THE WORDS is under the impression that is making a profound artistic statement about the creative impulse. Its not. Though handsomely mounted, as they say, with a gifted cast gracing the screen, the film is diffuse, unfocused, and worst of all, dull, even when indulging in melodrama of the most fulsome variety. Using the slick trick of being told as a story within a story within a story, the level of passion evinced by the characters decreases as the story rises through its tripartite structure.
To start in the middle, there is Rory Jansen (Bradley Cooper), a struggling writer with middling talent, an adoring wife (Zoe Saldana), and an indulgent father (J.K. Simmons). Or rather, formerly indulgent, though still loving, father.
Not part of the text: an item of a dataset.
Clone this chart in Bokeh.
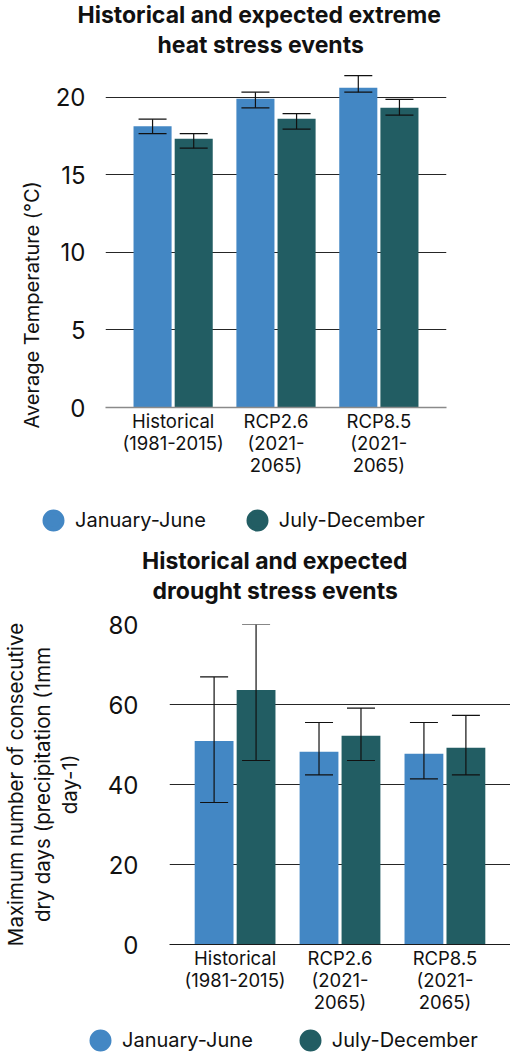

As he writes his last check to Rory, he tells him that being a man is accepting ones limits, and maybe this writing thing should become a hobby rather than a full-time occupation. Conveniently, Rory, in the throes of existential angst, discovers a manuscript novel in an old briefcase and, inadvertently, is given credit as its author, leading to the fulfillment of all his dreams. The public at large is dazzled by the books scope and its poetry, and his father, once so skeptical, is dazzled by Rorys success. Hot on the heels of this comes the inevitable, as the true author of the book in the person of a smooth-talking but cranky old man (Jeremy Irons), reveals himself to Rory. and then begins to tell him about the events that led up to the writing of it. Ultimately there is Clay Hammon (Dennis Quaid), who wrote the novel that is Rorys story, the which he is reading at a public event where he is being romanced/stalked by a fetching graduate student (Olivia Wilde).
Oddly enough, it all flows together just fine in the unfolding, its the story itself that it lacking. Ben Barnes as the younger Irons is scene-chewingly passionate as the American ex-pat in Paris who lives a life of high romance and deep tragedy. Cooper as Rory, is more subtle, but palpably doing battle with his expectations of himself and the world, caught out by Irons, who is not so much subtle as inscrutable. Sitting remotely at the top of this pyramid of tale-telling, Quaid evokes in demeanor, approach, and appearance nothing so much as a tired haystack, and one that has grown weary waiting to be baled up for winter.
The story within story in THE WORDS leads up to an ending, embellished with Swedish ivy and moral dilemmas, to an ending with all the trapping, but none of the substance, of a climactic revelation and/or catharsis. It evokes in the audience neither gasps nor sighs, but rather quizzical exclamations and brows knitted with the effort of making sense of what has just been seen.